African governments have invested heavily in security in recent years: The Economist has calculated that overall military spending on the continent increased by two-thirds in the last decade. AU officials say that they are ready and able to take the lead in more peace operations of their own. They are sometimes overambitious, as the AU’s failed threat to intervene in Burundi to halt spiraling violence in late 2015 demonstrated. African forces still need help on planning, logistics, and managing discipline problems of their own.
But a bold UN Secretary-General should see the AU’s ambitions as an opportunity to build upon.
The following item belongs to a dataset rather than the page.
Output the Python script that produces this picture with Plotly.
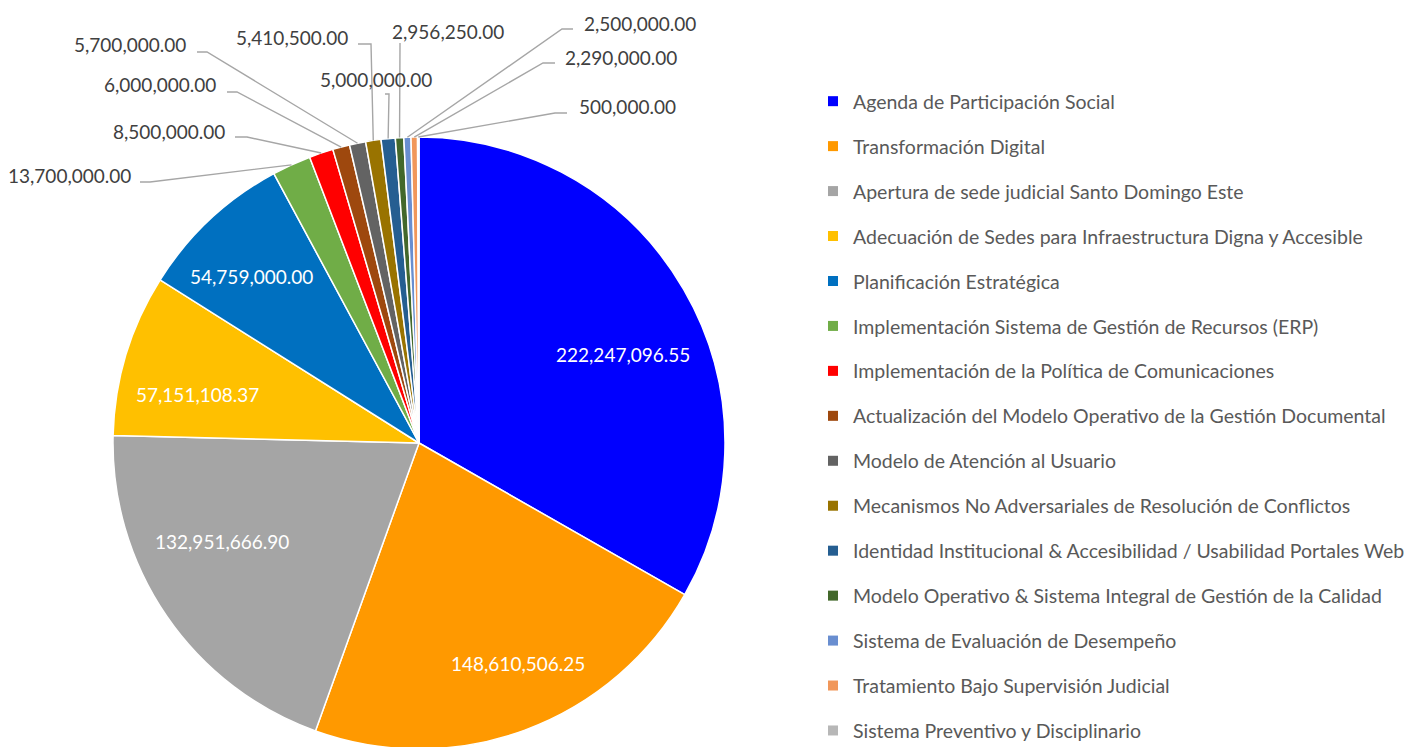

Rather than insist that the UN should be in the lead in future peace operations on the continent, it could specifically offer to support African-led operations (as it already does in Somalia) and help build up the AU’s capacities as a strategic priority. Ban Ki-moon has already taken steps in this direction—praising the AU as the “UN’s key regional partner”—and his successor should similarly look for new ways to boost the AU.
Realism and Humility
Doing so could give the Secretary-General and his team additional time and political space to focus on the inter-linked problems of great power tensions and instability in the Middle East.
Realism and humility are necessary here. The best-prepared and best-connected Secretary-General could take all the proposed steps to handle the problems outlined above and still find it impossible to master geopolitical tensions.
Even the best Secretaries-General often struggle to keep on top of the challenges they face. While Hammarskjöld is rightly lauded for his performance in the Suez crisis, he was initially doubtful that a UN peacekeeping operation would work, and broke down in tears in front of the British ambassador at one especially tense moment. While Pérez de Cuéllar could be effective behind the scenes, he also vented his frustration with the big powers in public, complaining that the Security Council’s frequent “debate without effective action” threatened to plunge the world into a “new international anarchy” in the early 1980s.
But as we have seen, Hammarskjöld was able to mitigate the dangers of the early Cold War in the mid-1950s, and Pérez de Cuéllar facilitated its end three decades later. In a new period of international tension, a new Secretary-General should take inspiration from these distant predecessors and look to play a central role in containing global crises through personal diplomacy, fresh UN operations, and all other means available.
This is likely to be an exhausting, and only an ever partially and intermittently successful, endeavor.
But as the Secretaries-General who navigated the Cold War knew, half-decent international cooperation and crisis diplomacy is better than none; and for all its limitations, the UN has a unique capacity and inherent duty to help keep big power tensions in check—however daunting they may appear.